# Task goal
Wherever the string "size" appears, copy the whole line.

# Material
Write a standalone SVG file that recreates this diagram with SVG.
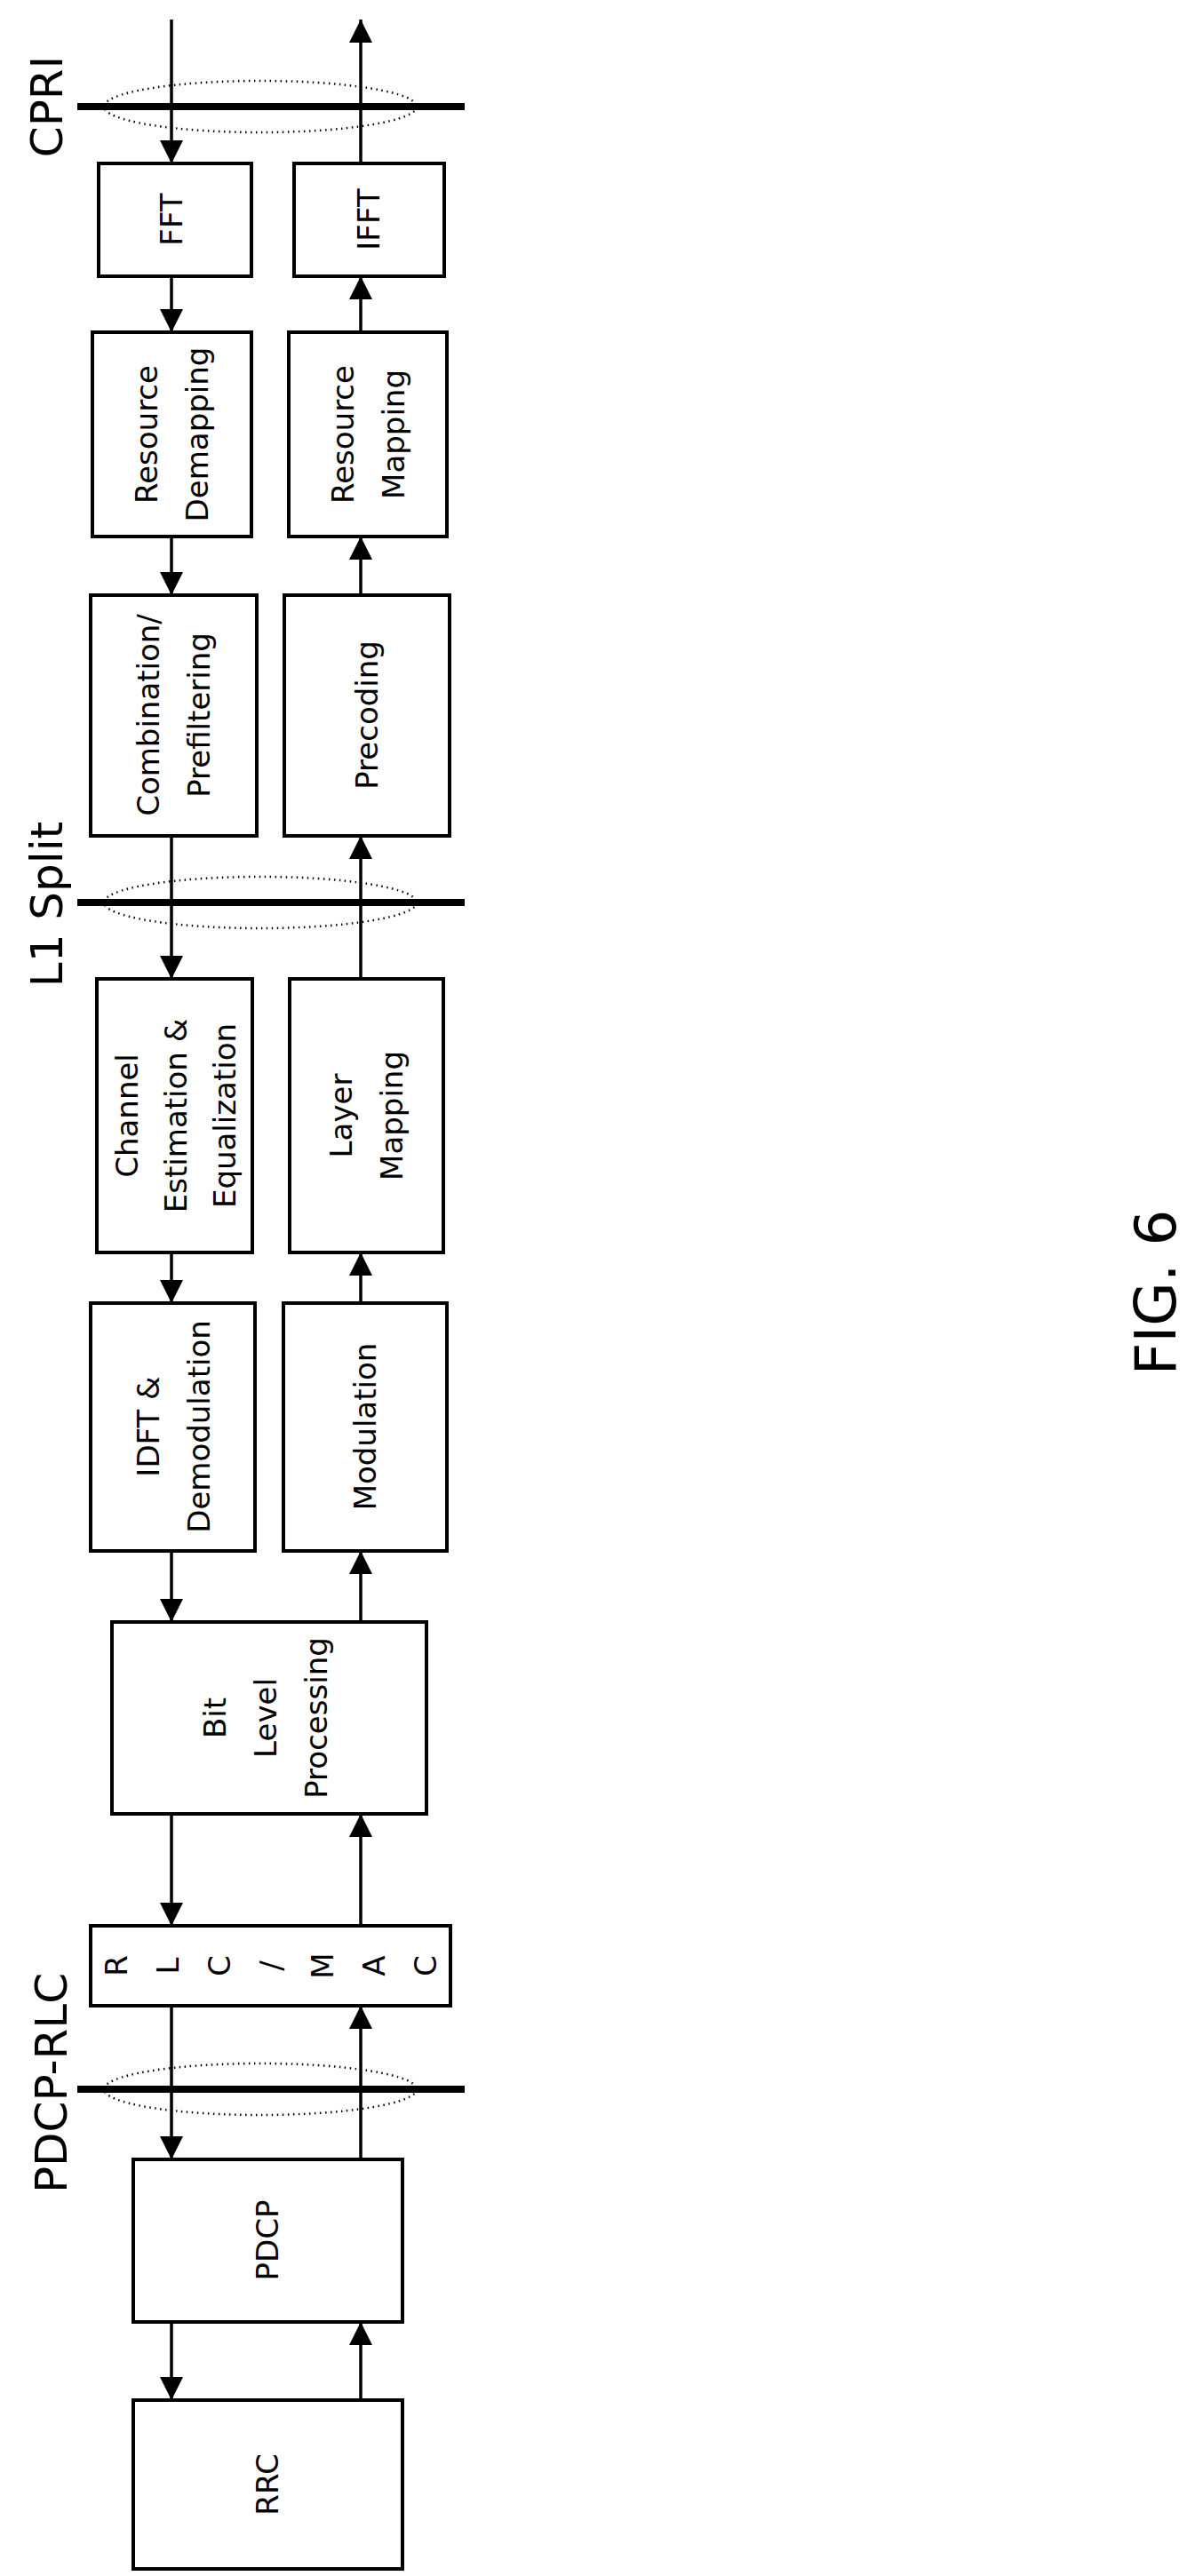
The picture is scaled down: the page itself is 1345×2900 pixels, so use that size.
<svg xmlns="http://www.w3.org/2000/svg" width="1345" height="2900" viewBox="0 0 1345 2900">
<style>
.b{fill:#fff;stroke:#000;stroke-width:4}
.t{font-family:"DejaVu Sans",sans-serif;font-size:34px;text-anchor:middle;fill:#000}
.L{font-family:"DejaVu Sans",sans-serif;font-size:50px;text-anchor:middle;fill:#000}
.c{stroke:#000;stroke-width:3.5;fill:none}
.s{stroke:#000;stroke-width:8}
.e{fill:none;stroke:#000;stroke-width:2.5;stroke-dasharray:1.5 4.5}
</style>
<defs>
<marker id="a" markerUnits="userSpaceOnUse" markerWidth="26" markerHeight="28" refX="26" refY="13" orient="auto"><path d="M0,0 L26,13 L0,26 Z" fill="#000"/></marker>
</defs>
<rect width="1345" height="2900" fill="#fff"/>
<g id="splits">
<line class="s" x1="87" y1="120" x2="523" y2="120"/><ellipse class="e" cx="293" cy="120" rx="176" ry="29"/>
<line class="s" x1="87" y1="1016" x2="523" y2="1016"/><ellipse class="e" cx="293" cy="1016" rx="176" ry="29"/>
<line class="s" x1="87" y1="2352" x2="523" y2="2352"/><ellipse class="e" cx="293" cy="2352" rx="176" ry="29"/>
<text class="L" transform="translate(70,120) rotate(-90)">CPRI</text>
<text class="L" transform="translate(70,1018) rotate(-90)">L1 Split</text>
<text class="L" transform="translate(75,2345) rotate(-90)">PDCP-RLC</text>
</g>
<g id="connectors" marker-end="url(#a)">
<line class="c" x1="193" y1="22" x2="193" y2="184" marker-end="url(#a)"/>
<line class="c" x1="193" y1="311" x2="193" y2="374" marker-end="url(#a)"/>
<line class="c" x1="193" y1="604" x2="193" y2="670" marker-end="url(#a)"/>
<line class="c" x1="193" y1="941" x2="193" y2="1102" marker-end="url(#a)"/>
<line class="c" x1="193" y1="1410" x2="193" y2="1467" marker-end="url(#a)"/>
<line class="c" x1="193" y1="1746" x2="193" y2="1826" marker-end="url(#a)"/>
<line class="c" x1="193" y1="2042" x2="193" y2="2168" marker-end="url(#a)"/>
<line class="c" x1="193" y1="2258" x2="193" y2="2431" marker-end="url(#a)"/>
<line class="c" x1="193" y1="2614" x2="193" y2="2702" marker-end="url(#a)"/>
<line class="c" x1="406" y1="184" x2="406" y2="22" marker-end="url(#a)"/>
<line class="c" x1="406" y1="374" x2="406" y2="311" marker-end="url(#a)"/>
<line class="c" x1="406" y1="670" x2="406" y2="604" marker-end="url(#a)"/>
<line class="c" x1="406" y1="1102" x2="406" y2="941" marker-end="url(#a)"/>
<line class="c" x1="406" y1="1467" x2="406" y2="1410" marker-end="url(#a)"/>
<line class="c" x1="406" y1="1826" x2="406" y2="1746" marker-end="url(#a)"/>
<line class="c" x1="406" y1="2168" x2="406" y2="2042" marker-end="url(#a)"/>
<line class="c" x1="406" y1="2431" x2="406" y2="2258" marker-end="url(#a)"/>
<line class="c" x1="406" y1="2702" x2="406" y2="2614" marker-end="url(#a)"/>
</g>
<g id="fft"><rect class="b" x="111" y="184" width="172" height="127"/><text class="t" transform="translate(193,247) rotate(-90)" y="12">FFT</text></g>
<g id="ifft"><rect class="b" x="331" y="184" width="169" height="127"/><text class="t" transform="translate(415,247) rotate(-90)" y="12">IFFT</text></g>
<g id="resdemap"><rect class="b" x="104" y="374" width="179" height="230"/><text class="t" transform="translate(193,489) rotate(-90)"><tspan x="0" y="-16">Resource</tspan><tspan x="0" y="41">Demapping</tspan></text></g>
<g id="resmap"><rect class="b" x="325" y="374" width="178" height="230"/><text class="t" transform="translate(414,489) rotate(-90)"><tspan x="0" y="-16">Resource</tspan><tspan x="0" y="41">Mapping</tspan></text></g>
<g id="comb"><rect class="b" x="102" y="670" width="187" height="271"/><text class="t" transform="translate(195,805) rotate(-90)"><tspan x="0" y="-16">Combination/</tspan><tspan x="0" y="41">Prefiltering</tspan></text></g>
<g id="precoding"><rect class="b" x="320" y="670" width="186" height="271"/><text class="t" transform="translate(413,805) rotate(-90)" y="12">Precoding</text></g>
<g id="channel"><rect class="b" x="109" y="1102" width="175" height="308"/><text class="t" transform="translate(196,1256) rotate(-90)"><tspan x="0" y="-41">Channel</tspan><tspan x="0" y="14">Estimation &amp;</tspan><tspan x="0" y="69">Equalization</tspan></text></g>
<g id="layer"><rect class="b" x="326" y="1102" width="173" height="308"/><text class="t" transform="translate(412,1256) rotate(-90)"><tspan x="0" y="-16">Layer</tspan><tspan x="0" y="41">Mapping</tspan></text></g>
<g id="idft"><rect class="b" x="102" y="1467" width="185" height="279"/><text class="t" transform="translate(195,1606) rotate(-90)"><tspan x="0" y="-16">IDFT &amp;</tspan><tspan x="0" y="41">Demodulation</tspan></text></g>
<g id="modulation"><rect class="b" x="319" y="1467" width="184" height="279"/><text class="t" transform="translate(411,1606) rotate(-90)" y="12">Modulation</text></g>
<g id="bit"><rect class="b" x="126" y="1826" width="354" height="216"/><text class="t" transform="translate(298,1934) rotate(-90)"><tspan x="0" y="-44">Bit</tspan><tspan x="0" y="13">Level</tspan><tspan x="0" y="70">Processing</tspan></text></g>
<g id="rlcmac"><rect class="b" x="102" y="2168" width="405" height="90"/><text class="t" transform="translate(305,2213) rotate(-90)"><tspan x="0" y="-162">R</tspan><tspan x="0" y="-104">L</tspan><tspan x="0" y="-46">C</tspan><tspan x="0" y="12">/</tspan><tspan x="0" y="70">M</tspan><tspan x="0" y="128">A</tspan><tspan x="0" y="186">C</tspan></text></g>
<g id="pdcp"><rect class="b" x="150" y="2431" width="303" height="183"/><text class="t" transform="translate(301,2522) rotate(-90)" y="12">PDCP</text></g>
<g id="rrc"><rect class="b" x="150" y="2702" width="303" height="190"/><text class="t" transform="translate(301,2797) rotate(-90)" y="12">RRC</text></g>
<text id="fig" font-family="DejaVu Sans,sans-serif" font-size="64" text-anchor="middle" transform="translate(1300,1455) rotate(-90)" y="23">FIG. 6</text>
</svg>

# Response to this exercise
The picture is scaled down: the page itself is 1345×2900 pixels, so use that size.
.t{font-family:"DejaVu Sans",sans-serif;font-size:34px;text-anchor:middle;fill:#000}
.L{font-family:"DejaVu Sans",sans-serif;font-size:50px;text-anchor:middle;fill:#000}
<text id="fig" font-family="DejaVu Sans,sans-serif" font-size="64" text-anchor="middle" transform="translate(1300,1455) rotate(-90)" y="23">FIG. 6</text>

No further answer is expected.